> **Required work**
Word for word, give the material below again, minus any images.

Source code of charts:
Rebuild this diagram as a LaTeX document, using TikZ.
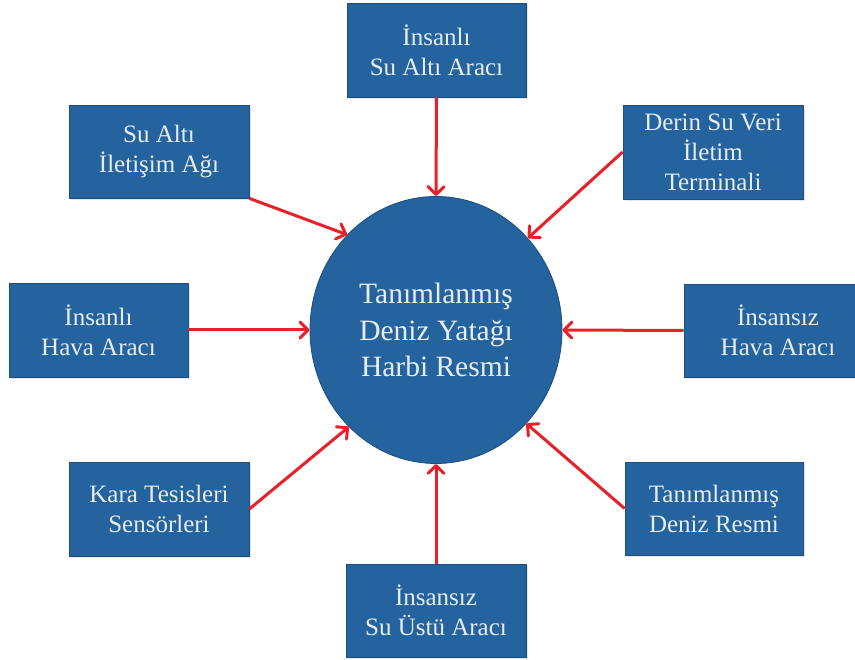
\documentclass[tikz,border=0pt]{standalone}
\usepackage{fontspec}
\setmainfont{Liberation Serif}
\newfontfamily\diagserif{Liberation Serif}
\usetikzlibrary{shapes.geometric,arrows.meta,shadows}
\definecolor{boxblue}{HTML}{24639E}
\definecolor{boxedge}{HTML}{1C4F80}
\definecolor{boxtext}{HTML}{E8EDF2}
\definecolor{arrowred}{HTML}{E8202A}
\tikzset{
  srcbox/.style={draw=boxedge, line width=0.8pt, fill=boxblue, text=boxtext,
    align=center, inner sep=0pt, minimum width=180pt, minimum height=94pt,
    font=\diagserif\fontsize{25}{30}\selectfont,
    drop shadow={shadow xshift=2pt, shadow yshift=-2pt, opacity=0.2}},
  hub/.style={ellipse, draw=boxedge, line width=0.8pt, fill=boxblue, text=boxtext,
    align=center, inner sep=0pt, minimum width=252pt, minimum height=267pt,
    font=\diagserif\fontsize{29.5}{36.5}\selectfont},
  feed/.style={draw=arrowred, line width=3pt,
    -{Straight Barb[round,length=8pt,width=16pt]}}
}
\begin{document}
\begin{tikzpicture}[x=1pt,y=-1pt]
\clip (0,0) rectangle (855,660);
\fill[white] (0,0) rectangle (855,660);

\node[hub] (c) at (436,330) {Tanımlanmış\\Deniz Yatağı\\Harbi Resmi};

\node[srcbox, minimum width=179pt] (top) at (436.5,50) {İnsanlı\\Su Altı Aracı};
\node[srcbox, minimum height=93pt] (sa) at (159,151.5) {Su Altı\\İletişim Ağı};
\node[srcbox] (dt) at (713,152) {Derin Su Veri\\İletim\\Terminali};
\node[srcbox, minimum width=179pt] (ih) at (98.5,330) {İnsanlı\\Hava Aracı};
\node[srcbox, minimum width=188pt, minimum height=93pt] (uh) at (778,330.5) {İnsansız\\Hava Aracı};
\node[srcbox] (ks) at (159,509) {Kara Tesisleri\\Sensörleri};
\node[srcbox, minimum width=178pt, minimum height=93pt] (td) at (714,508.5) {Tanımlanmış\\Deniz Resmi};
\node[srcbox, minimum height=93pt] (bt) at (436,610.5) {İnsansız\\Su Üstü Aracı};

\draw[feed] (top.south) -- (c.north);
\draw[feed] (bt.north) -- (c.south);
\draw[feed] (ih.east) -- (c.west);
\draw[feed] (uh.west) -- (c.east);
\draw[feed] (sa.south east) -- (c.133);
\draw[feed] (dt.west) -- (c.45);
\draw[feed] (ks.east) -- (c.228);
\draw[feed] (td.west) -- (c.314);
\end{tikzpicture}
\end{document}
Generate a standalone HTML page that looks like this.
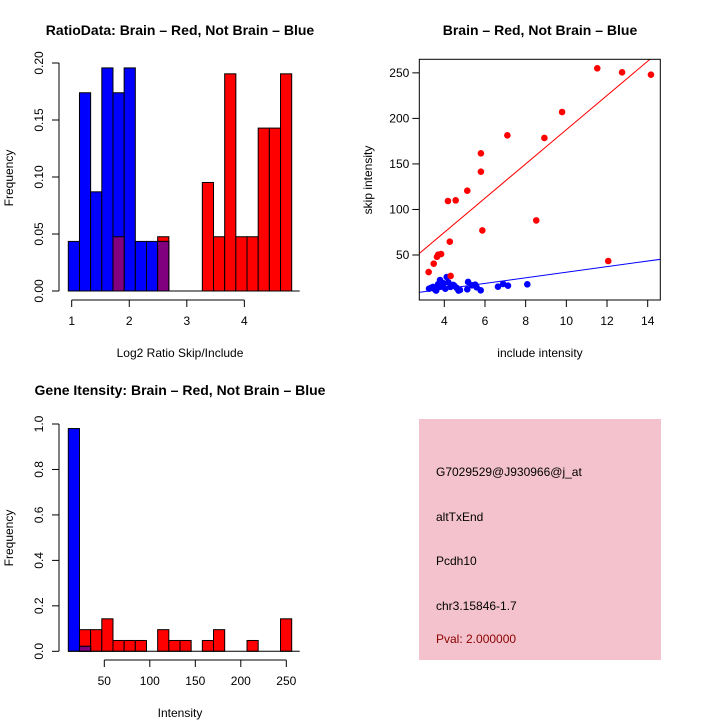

> **Full response**
Rebuild this diagram as a LaTeX document, using TikZ.
\documentclass[tikz,border=0pt]{standalone}
\usepackage{fontspec}
\setmainfont{Liberation Serif}
\newfontfamily\diagserif{Liberation Serif}
\usetikzlibrary{shapes.geometric,arrows.meta,shadows}
\definecolor{boxblue}{HTML}{24639E}
\definecolor{boxedge}{HTML}{1C4F80}
\definecolor{boxtext}{HTML}{E8EDF2}
\definecolor{arrowred}{HTML}{E8202A}
\tikzset{
  srcbox/.style={draw=boxedge, line width=0.8pt, fill=boxblue, text=boxtext,
    align=center, inner sep=0pt, minimum width=180pt, minimum height=94pt,
    font=\diagserif\fontsize{25}{30}\selectfont,
    drop shadow={shadow xshift=2pt, shadow yshift=-2pt, opacity=0.2}},
  hub/.style={ellipse, draw=boxedge, line width=0.8pt, fill=boxblue, text=boxtext,
    align=center, inner sep=0pt, minimum width=252pt, minimum height=267pt,
    font=\diagserif\fontsize{29.5}{36.5}\selectfont},
  feed/.style={draw=arrowred, line width=3pt,
    -{Straight Barb[round,length=8pt,width=16pt]}}
}
\begin{document}
\begin{tikzpicture}[x=1pt,y=-1pt]
\clip (0,0) rectangle (855,660);
\fill[white] (0,0) rectangle (855,660);

\node[hub] (c) at (436,330) {Tanımlanmış\\Deniz Yatağı\\Harbi Resmi};

\node[srcbox, minimum width=179pt] (top) at (436.5,50) {İnsanlı\\Su Altı Aracı};
\node[srcbox, minimum height=93pt] (sa) at (159,151.5) {Su Altı\\İletişim Ağı};
\node[srcbox] (dt) at (713,152) {Derin Su Veri\\İletim\\Terminali};
\node[srcbox, minimum width=179pt] (ih) at (98.5,330) {İnsanlı\\Hava Aracı};
\node[srcbox, minimum width=188pt, minimum height=93pt] (uh) at (778,330.5) {İnsansız\\Hava Aracı};
\node[srcbox] (ks) at (159,509) {Kara Tesisleri\\Sensörleri};
\node[srcbox, minimum width=178pt, minimum height=93pt] (td) at (714,508.5) {Tanımlanmış\\Deniz Resmi};
\node[srcbox, minimum height=93pt] (bt) at (436,610.5) {İnsansız\\Su Üstü Aracı};

\draw[feed] (top.south) -- (c.north);
\draw[feed] (bt.north) -- (c.south);
\draw[feed] (ih.east) -- (c.west);
\draw[feed] (uh.west) -- (c.east);
\draw[feed] (sa.south east) -- (c.133);
\draw[feed] (dt.west) -- (c.45);
\draw[feed] (ks.east) -- (c.228);
\draw[feed] (td.west) -- (c.314);
\end{tikzpicture}
\end{document}
Generate a standalone HTML page that looks like this.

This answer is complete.